■ **Written problem**: Without the pictures, print the lines running from the beginning of the material to the line containing "plt.rcParams['font.family'] = ['Liberation", both ends included.

··· Supplied information ···

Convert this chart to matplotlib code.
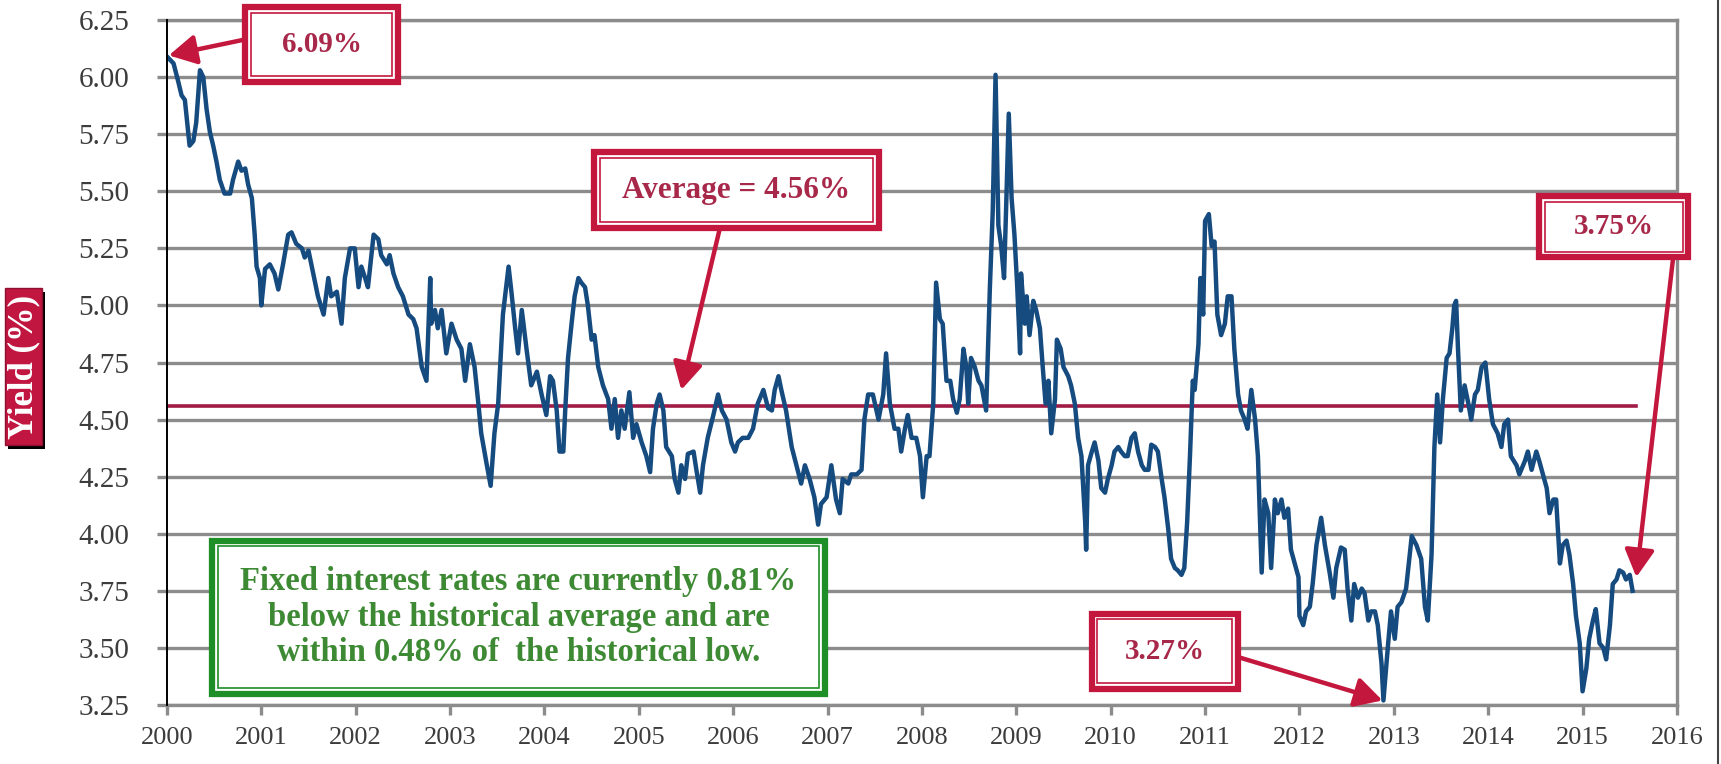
import matplotlib
matplotlib.use("Agg")
import matplotlib.pyplot as plt
from matplotlib.patches import Rectangle
from matplotlib.lines import Line2D
import numpy as np

plt.rcParams['font.family'] = ['Liberation Serif', 'DejaVu Serif']

# weekly yield, split in four stretches
years_a = [2000.00, 2000.07, 2000.12, 2000.155, 2000.19, 2000.21, 2000.24, 2000.28, 2000.31, 2000.35,
           2000.385, 2000.42, 2000.455, 2000.49, 2000.525, 2000.56, 2000.61, 2000.67, 2000.70, 2000.755,
           2000.79, 2000.83, 2000.86, 2000.90, 2000.93, 2000.95, 2000.985, 2001.00, 2001.04, 2001.09,
           2001.14, 2001.18, 2001.23, 2001.285, 2001.32, 2001.37, 2001.43, 2001.46, 2001.50, 2001.55,
           2001.60, 2001.66, 2001.71, 2001.74, 2001.80, 2001.85, 2001.885, 2001.94, 2001.99, 2002.03,
           2002.06, 2002.10, 2002.13, 2002.19, 2002.24, 2002.27, 2002.33, 2002.36, 2002.40, 2002.45,
           2002.50, 2002.56, 2002.61, 2002.645, 2002.70, 2002.75, 2002.79, 2002.80, 2002.84, 2002.87,
           2002.91, 2002.96, 2003.015, 2003.07, 2003.12, 2003.16, 2003.21, 2003.26, 2003.30, 2003.33,
           2003.39, 2003.43, 2003.47, 2003.51, 2003.56, 2003.62, 2003.65, 2003.69, 2003.72, 2003.76,
           2003.81, 2003.86, 2003.92, 2003.97, 2004.02]
yield_a = [6.09, 6.06, 5.98, 5.92, 5.90, 5.82, 5.70, 5.72, 5.80, 6.03,
           6.00, 5.86, 5.76, 5.70, 5.63, 5.55, 5.49, 5.49, 5.55, 5.63,
           5.59, 5.60, 5.53, 5.47, 5.31, 5.17, 5.12, 5.00, 5.16, 5.18,
           5.14, 5.07, 5.18, 5.31, 5.32, 5.27, 5.25, 5.21, 5.24, 5.14,
           5.04, 4.96, 5.12, 5.04, 5.06, 4.92, 5.12, 5.25, 5.25, 5.08,
           5.17, 5.12, 5.08, 5.31, 5.29, 5.22, 5.18, 5.22, 5.14, 5.08,
           5.04, 4.96, 4.94, 4.90, 4.73, 4.67, 5.12, 4.92, 4.98, 4.90,
           4.98, 4.79, 4.92, 4.85, 4.81, 4.67, 4.83, 4.73, 4.57, 4.44,
           4.30, 4.21, 4.44, 4.57, 4.96, 5.17, 5.06, 4.90, 4.79, 4.98,
           4.81, 4.65, 4.71, 4.61, 4.52]

years_b = [2004.06, 2004.09, 2004.13, 2004.16, 2004.20, 2004.22, 2004.25, 2004.29, 2004.32, 2004.36,
           2004.39, 2004.43, 2004.46, 2004.50, 2004.53, 2004.57, 2004.62, 2004.675, 2004.71, 2004.745,
           2004.78, 2004.815, 2004.85, 2004.90, 2004.94, 2004.975, 2005.03, 2005.08, 2005.12, 2005.15,
           2005.19, 2005.22, 2005.26, 2005.29, 2005.35, 2005.38, 2005.42, 2005.45, 2005.49, 2005.52,
           2005.58, 2005.61, 2005.65, 2005.68, 2005.73, 2005.79, 2005.84, 2005.88, 2005.93, 2005.98,
           2006.02, 2006.05, 2006.10, 2006.16, 2006.21, 2006.26, 2006.32, 2006.37, 2006.41, 2006.44,
           2006.48, 2006.51, 2006.56, 2006.62, 2006.67, 2006.72, 2006.76, 2006.81, 2006.86, 2006.90,
           2006.93, 2006.99, 2007.04, 2007.09, 2007.13, 2007.16, 2007.22, 2007.25, 2007.31, 2007.36,
           2007.39, 2007.43, 2007.48, 2007.54, 2007.59, 2007.62, 2007.66, 2007.71, 2007.75, 2007.78,
           2007.82, 2007.85, 2007.89, 2007.94, 2007.98, 2008.01, 2008.05, 2008.08, 2008.12, 2008.15]
yield_b = [4.69, 4.67, 4.54, 4.36, 4.36, 4.54, 4.77, 4.93, 5.04, 5.12,
           5.10, 5.08, 5.00, 4.85, 4.87, 4.73, 4.65, 4.59, 4.46, 4.59,
           4.42, 4.54, 4.46, 4.62, 4.42, 4.48, 4.40, 4.34, 4.27, 4.46,
           4.57, 4.61, 4.54, 4.38, 4.34, 4.24, 4.18, 4.30, 4.24, 4.35,
           4.36, 4.28, 4.18, 4.30, 4.42, 4.52, 4.61, 4.54, 4.50, 4.40,
           4.36, 4.40, 4.42, 4.42, 4.46, 4.57, 4.63, 4.55, 4.54, 4.63,
           4.69, 4.63, 4.54, 4.38, 4.30, 4.22, 4.30, 4.24, 4.16, 4.04,
           4.13, 4.16, 4.30, 4.15, 4.09, 4.24, 4.22, 4.26, 4.26, 4.28,
           4.50, 4.61, 4.61, 4.50, 4.61, 4.79, 4.57, 4.46, 4.46, 4.36,
           4.46, 4.52, 4.42, 4.42, 4.34, 4.16, 4.34, 4.34, 4.57, 5.10]

years_c = [2008.19, 2008.22, 2008.26, 2008.30, 2008.33, 2008.37, 2008.40, 2008.44, 2008.47, 2008.49,
           2008.52, 2008.56, 2008.60, 2008.63, 2008.68, 2008.72, 2008.75, 2008.78, 2008.81, 2008.84,
           2008.87, 2008.895, 2008.92, 2008.95, 2008.98, 2009.01, 2009.04, 2009.05, 2009.09, 2009.11,
           2009.14, 2009.18, 2009.21, 2009.25, 2009.28, 2009.31, 2009.34, 2009.37, 2009.41, 2009.43,
           2009.47, 2009.50, 2009.55, 2009.58, 2009.62, 2009.655, 2009.69, 2009.73, 2009.74, 2009.76,
           2009.80, 2009.83, 2009.87, 2009.90, 2009.94, 2009.97, 2010.01, 2010.04, 2010.08, 2010.11,
           2010.15, 2010.18, 2010.22, 2010.255, 2010.29, 2010.33, 2010.36, 2010.40, 2010.43, 2010.47,
           2010.50, 2010.54, 2010.57, 2010.61, 2010.64, 2010.68, 2010.71, 2010.75, 2010.78, 2010.81,
           2010.84, 2010.87, 2010.89, 2010.93, 2010.95, 2010.98, 2011.00, 2011.04, 2011.07, 2011.10,
           2011.13, 2011.17, 2011.21, 2011.24, 2011.28, 2011.31, 2011.35, 2011.38, 2011.42, 2011.45,
           2011.49, 2011.53, 2011.56, 2011.60, 2011.63, 2011.67, 2011.70, 2011.74, 2011.77, 2011.81,
           2011.84, 2011.88, 2011.91, 2011.95, 2011.99, 2012.00, 2012.04, 2012.07, 2012.11, 2012.14,
           2012.18, 2012.23, 2012.27]
yield_c = [4.94, 4.92, 4.67, 4.67, 4.59, 4.53, 4.59, 4.81, 4.73, 4.57,
           4.77, 4.73, 4.67, 4.65, 4.54, 5.08, 5.41, 6.01, 5.35, 5.26,
           5.12, 5.47, 5.84, 5.47, 5.31, 5.08, 4.79, 5.14, 4.92, 5.04,
           4.87, 5.02, 4.98, 4.90, 4.73, 4.57, 4.67, 4.44, 4.59, 4.85,
           4.81, 4.73, 4.69, 4.65, 4.57, 4.42, 4.34, 4.05, 3.93, 4.30,
           4.36, 4.40, 4.32, 4.20, 4.18, 4.24, 4.30, 4.36, 4.38, 4.36,
           4.34, 4.34, 4.42, 4.44, 4.36, 4.30, 4.28, 4.28, 4.39, 4.38,
           4.36, 4.24, 4.16, 4.02, 3.89, 3.85, 3.84, 3.82, 3.85, 4.05,
           4.34, 4.67, 4.63, 4.83, 5.12, 4.96, 5.37, 5.40, 5.26, 5.28,
           4.96, 4.87, 4.92, 5.04, 5.04, 4.81, 4.61, 4.54, 4.50, 4.46,
           4.63, 4.50, 4.34, 3.83, 4.15, 4.09, 3.85, 4.15, 4.09, 4.15,
           4.07, 4.11, 3.93, 3.87, 3.81, 3.64, 3.60, 3.66, 3.68, 3.78,
           3.95, 4.07, 3.95]

years_d = [2012.32, 2012.36, 2012.39, 2012.44, 2012.48, 2012.51, 2012.55, 2012.58, 2012.62, 2012.66,
           2012.69, 2012.73, 2012.76, 2012.80, 2012.83, 2012.87, 2012.89, 2012.94, 2012.97, 2013.01,
           2013.04, 2013.08, 2013.13, 2013.19, 2013.24, 2013.29, 2013.33, 2013.36, 2013.40, 2013.43,
           2013.46, 2013.49, 2013.52, 2013.56, 2013.59, 2013.62, 2013.64, 2013.66, 2013.68, 2013.71,
           2013.75, 2013.79, 2013.82, 2013.86, 2013.89, 2013.93, 2013.97, 2014.01, 2014.05, 2014.10,
           2014.14, 2014.17, 2014.21, 2014.24, 2014.30, 2014.33, 2014.39, 2014.42, 2014.46, 2014.51,
           2014.54, 2014.58, 2014.62, 2014.65, 2014.69, 2014.72, 2014.76, 2014.79, 2014.83, 2014.86,
           2014.90, 2014.93, 2014.97, 2015.00, 2015.04, 2015.07, 2015.11, 2015.14, 2015.18, 2015.22,
           2015.25, 2015.29, 2015.32, 2015.36, 2015.39, 2015.43, 2015.46, 2015.50, 2015.53]
yield_d = [3.83, 3.72, 3.85, 3.94, 3.93, 3.76, 3.62, 3.78, 3.72, 3.76,
           3.74, 3.62, 3.66, 3.66, 3.60, 3.43, 3.27, 3.52, 3.66, 3.54,
           3.68, 3.70, 3.76, 3.99, 3.95, 3.89, 3.68, 3.62, 3.91, 4.38,
           4.61, 4.40, 4.59, 4.77, 4.79, 4.90, 5.00, 5.02, 4.81, 4.54,
           4.65, 4.57, 4.50, 4.61, 4.63, 4.73, 4.75, 4.59, 4.48, 4.44,
           4.38, 4.48, 4.50, 4.34, 4.30, 4.26, 4.32, 4.36, 4.28, 4.36,
           4.32, 4.26, 4.20, 4.09, 4.15, 4.15, 3.87, 3.95, 3.97, 3.91,
           3.78, 3.64, 3.52, 3.31, 3.41, 3.54, 3.62, 3.67, 3.52, 3.50,
           3.45, 3.60, 3.78, 3.80, 3.84, 3.83, 3.80, 3.82, 3.75]

avg_yield = 4.56
avg_end = 2015.57
year_ticks = list(range(2000, 2017))
yield_ticks = [3.25, 3.50, 3.75, 4.00, 4.25, 4.50, 4.75, 5.00, 5.25, 5.50, 5.75, 6.00, 6.25]

note_text = ("Fixed interest rates are currently 0.81%\n"
             "below the historical average and are\n"
             "within 0.48% of  the historical low.")

BLUE = '#164B80'
RED = '#C4173D'
RED_TXT = '#A8284A'
AVG = '#A11B47'
GRID = '#8C8C8C'
GREEN = '#1E8E26'
GREEN_TXT = '#3E8A34'

years = np.concatenate([years_a, years_b, years_c, years_d])
yields = np.concatenate([yield_a, yield_b, yield_c, yield_d])

fig = plt.figure(figsize=(17.21, 7.64), dpi=100)
ax = fig.add_axes([0.0970, 0.0772, 0.8774, 0.8966])

ax.plot(years, yields, color=BLUE, lw=3.2, zorder=3, solid_joinstyle='round')
ax.plot([2000, avg_end], [avg_yield, avg_yield], color=AVG, lw=2.6, zorder=2.5)

ax.set_xlim(2000, 2016)
ax.set_ylim(3.25, 6.25)
ax.set_xticks(year_ticks)
ax.set_xticklabels([str(y) for y in year_ticks])
ax.set_yticks(yield_ticks)
ax.set_yticklabels(['%.2f' % v for v in yield_ticks])
ax.yaxis.grid(True, color=GRID, lw=2.4)
ax.set_axisbelow(True)

for s in ['top', 'right', 'bottom']:
    ax.spines[s].set_color(GRID)
    ax.spines[s].set_linewidth(2.4)
ax.spines['left'].set_color('black')
ax.spines['left'].set_linewidth(1.4)
ax.spines['left'].set_zorder(4)

ax.tick_params(axis='y', length=7, width=2.4, color=GRID, labelsize=21, labelcolor='#3c3c3c', pad=20)
ax.tick_params(axis='x', length=7, width=2.4, color=GRID, labelsize=19, labelcolor='#3c3c3c', pad=9)


def callout(x0, x1, y0, y1, text, ec, tc, size=22):
    ax.add_patch(Rectangle((x0, y0), x1 - x0, y1 - y0, fc='white', ec=ec, lw=4.5,
                           zorder=6, clip_on=False))
    ax.add_patch(Rectangle((x0 + 0.06, y0 + 0.025), x1 - x0 - 0.12, y1 - y0 - 0.05, fc='none',
                           ec=ec, lw=1.2, zorder=6, clip_on=False))
    ax.text((x0 + x1) / 2, (y0 + y1) / 2, text, color=tc, fontsize=size, fontweight='bold',
            ha='center', va='center', zorder=7, linespacing=1.2, clip_on=False)


def arrow(start, tip):
    ax.annotate('', xy=tip, xytext=start, annotation_clip=False, zorder=8,
                arrowprops=dict(arrowstyle='-|>,head_length=0.55,head_width=0.3', color=RED,
                                lw=3.2, mutation_scale=30, shrinkA=0, shrinkB=0))


callout(2000.83, 2002.45, 5.98, 6.307, '6.09%', RED, RED_TXT, 21)
arrow((2000.83, 6.165), (2000.02, 6.095))

callout(2004.53, 2007.54, 5.34, 5.67, 'Average = 4.56%', RED, RED_TXT, 22.5)
arrow((2005.86, 5.34), (2005.45, 4.63))

callout(2014.54, 2016.12, 5.21, 5.48, '3.75%', RED, RED_TXT, 21)
arrow((2015.96, 5.21), (2015.57, 3.81))

callout(2009.80, 2011.35, 3.32, 3.65, '3.27%', RED, RED_TXT, 21)
arrow((2011.35, 3.46), (2012.88, 3.27))

callout(2000.48, 2006.97, 3.30, 3.97, note_text, GREEN, GREEN_TXT, 23.5)

# y axis title in a red tab with a shadow
fig.add_artist(Rectangle((0.0046, 0.4123), 0.0215, 0.2055, transform=fig.transFigure,
                         fc='black', ec='none'))
fig.add_artist(Rectangle((0.0029, 0.4175), 0.0215, 0.2055, transform=fig.transFigure,
                         fc='#C0163F', ec='#8E1030', lw=1))
fig.text(0.0137, 0.520, 'Yield (%)', rotation=90, color='white', fontsize=25,
         fontweight='bold', ha='center', va='center')

fig.add_artist(Line2D([0.9985, 0.9985], [0, 1], transform=fig.transFigure, color='#444444', lw=1.5))

fig.savefig('out.png', dpi=100)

···

■ **Expected answer**:
Convert this chart to matplotlib code.
import matplotlib
matplotlib.use("Agg")
import matplotlib.pyplot as plt
from matplotlib.patches import Rectangle
from matplotlib.lines import Line2D
import numpy as np

plt.rcParams['font.family'] = ['Liberation Serif', 'DejaVu Serif']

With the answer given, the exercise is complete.